Most of us have a fireworks story.
Two of my favorites involve premature explosions.
There was the time a match was dropped too close to the bag of backyard fireworks.
And then there was the time someone lit too many fuses during my hometown fireworks display. In both instances, it was every man, woman and child for themselves.
Something about fireworks calls my name. Maybe it’s the colors or the sounds or the unexpected, but there you are, seated on a blanket under the stars on a midsummer evening, waiting for the sky to light up and noises to rattle your bones, delivering unexpected thrills–even when you’re expecting them. Suddenly you’re a kid again.

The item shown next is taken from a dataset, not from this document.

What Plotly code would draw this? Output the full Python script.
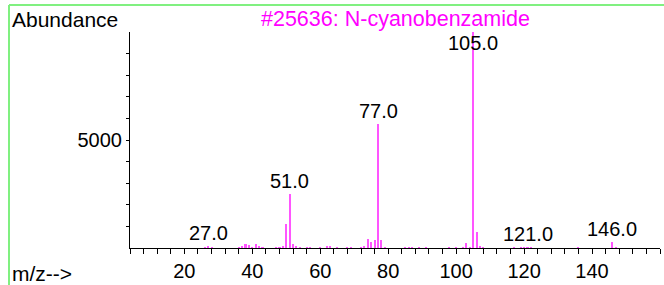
import plotly.graph_objects as go

# ---- data ----
mz = [26, 27, 28, 36, 37, 38, 39, 40, 41, 42, 43, 47, 48, 49, 50, 51, 52, 53, 54,
      56, 57, 60, 62, 63, 65, 68, 69, 72, 73, 74, 75, 76, 77, 78, 79, 85, 86, 87,
      89, 91, 98, 100, 102, 103, 104, 105, 106, 107, 108, 117, 119, 120, 121, 122,
      136, 146, 147]
abundance = [30, 110, 30, 30, 75, 200, 150, 40, 170, 50, 40, 30, 40, 110, 1090, 2500, 170, 60, 30,
             30, 40, 30, 50, 60, 30, 30, 30, 30, 110, 430, 280, 370, 5740, 385, 40, 30, 30, 30,
             30, 30, 30, 30, 30, 220, 40, 9990, 750, 50, 30, 30, 30, 30, 40, 30,
             30, 260, 40]
label_mz = [27, 51, 77, 105, 121, 146]
label_text = ["27.0", "51.0", "77.0", "105.0", "121.0", "146.0"]
title_text = "#25636: N-cyanobenzamide"
x_tick_vals = list(range(4, 161, 4))
x_tick_labels = [str(v) if v % 20 == 0 and v < 160 else "" for v in x_tick_vals]
y_tick_vals = list(range(1000, 10000, 1000))
y_tick_labels = ["5000" if v == 5000 else "" for v in y_tick_vals]

FONT = "Liberation Sans, Arial, sans-serif"
W, H = 664, 285
L, R, T, B = 130, 4, 32, 37
pw, ph = W - L - R, H - T - B


def px_x(p):
    return (p - L) / pw


def px_y(p):
    return (H - B - p) / ph


fig = go.Figure()
fig.add_trace(go.Bar(x=mz, y=abundance, width=0.6,
                     marker=dict(color="#ff55ff", line=dict(width=0)),
                     hoverinfo="x+y", showlegend=False))

lookup = dict(zip(mz, abundance))
for m, t in zip(label_mz, label_text):
    fig.add_annotation(x=m, y=min(lookup.get(m, 0), 8900), text=t, showarrow=False,
                       yanchor="bottom", xanchor="center", yshift=0,
                       font=dict(family=FONT, size=20, color="black"))

fig.add_annotation(xref="paper", yref="paper", x=0.5, y=px_y(19), text=title_text,
                   showarrow=False, xanchor="center", yanchor="middle",
                   font=dict(family=FONT, size=21.5, color="#ff00ff"))
fig.add_annotation(xref="paper", yref="paper", x=px_x(10), y=px_y(19), text="Abundance",
                   showarrow=False, xanchor="left", yanchor="middle",
                   font=dict(family=FONT, size=21, color="black"))
fig.add_annotation(xref="paper", yref="paper", x=px_x(10), y=px_y(273), text="m/z-->",
                   showarrow=False, xanchor="left", yanchor="middle",
                   font=dict(family=FONT, size=21, color="black"))

green = dict(color="#80f080", width=2)
fig.add_shape(type="line", xref="paper", yref="paper", x0=px_x(9), x1=px_x(664),
              y0=px_y(5), y1=px_y(5), line=green)
fig.add_shape(type="line", xref="paper", yref="paper", x0=px_x(9), x1=px_x(9),
              y0=px_y(5), y1=px_y(285), line=green)

fig.update_layout(
    width=W, height=H, margin=dict(l=L, r=R, t=T, b=B, pad=0),
    paper_bgcolor="white", plot_bgcolor="white", bargap=0,
    font=dict(family=FONT, size=20, color="black"),
    xaxis=dict(range=[4, 160], tickmode="array", tickvals=x_tick_vals, ticktext=x_tick_labels,
               ticks="outside", ticklen=5, tickwidth=1, tickcolor="black",
               showline=True, linecolor="black", linewidth=1, showgrid=False, zeroline=False,
               tickfont=dict(size=20), ticklabelstandoff=0),
    yaxis=dict(range=[0, 10000], tickmode="array", tickvals=y_tick_vals, ticktext=y_tick_labels,
               ticks="outside", ticklen=3, tickwidth=1, tickcolor="black",
               showline=True, linecolor="black", linewidth=1, showgrid=False, zeroline=False,
               tickfont=dict(size=20), ticklabelstandoff=0),
)

fig.write_html("out.html", config={"displayModeBar": False},
               post_script="document.body.style.margin='0';document.body.style.padding='0';"
                           "document.body.style.overflow='hidden';")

The names alone are enough to excite: Frisky Starburst, Paparazzi, Calling All Cars, Night Life, Tropical Fantasy, Desert Blitz, Apocalypse Now. The list goes on.
Among my favorites are Magic Crystals, those colorful little pyramids that spin and buzz, then blast off like a toy space shuttle. They soar to tree height and higher. When it comes to fireworks, I am easily amused.
Once while driving home from Tennessee after July 4th, roadside vendors lured me in with half-off merchandise. They were having a fire sale, you might say.
I spotted the makeshift tractor trailer “store” as the North Carolina state line loomed ahead. It was either buy now or say goodbye till next year.
I turned in. The trailer was chocked full of unexploded merchandise—from rockets and M-80s to Crowing Roosters and curling Black Snakes that make charcoal ribbons on the sidewalk.
The men minding the store—I’ll call them Dumb and Dumber– pointed out that everything was half off including my prized Magic Crystals. I could hardly contain my excitement. I paused for five seconds before I decided that two boxes were going home with me.
After the simple transaction, I stepped out of the trailer into the sweltering heat when something caught my eye—a bonfire blazing not fifteen feet from the trailer. Dumb and Dumber were disposing of empty cardboard boxes. If just one spark ventured too close….
I hurried to my car, threw it into gear and spun out of the parking lot faster than a Magic Crystal could clear the rooftop.
Thinking back, I should have warned those men about starting a fire so close to the tinder box. The news coverage would have gone statewide if not national.
But I was too panicked to think twice. Sometimes it’s every man and woman for themselves.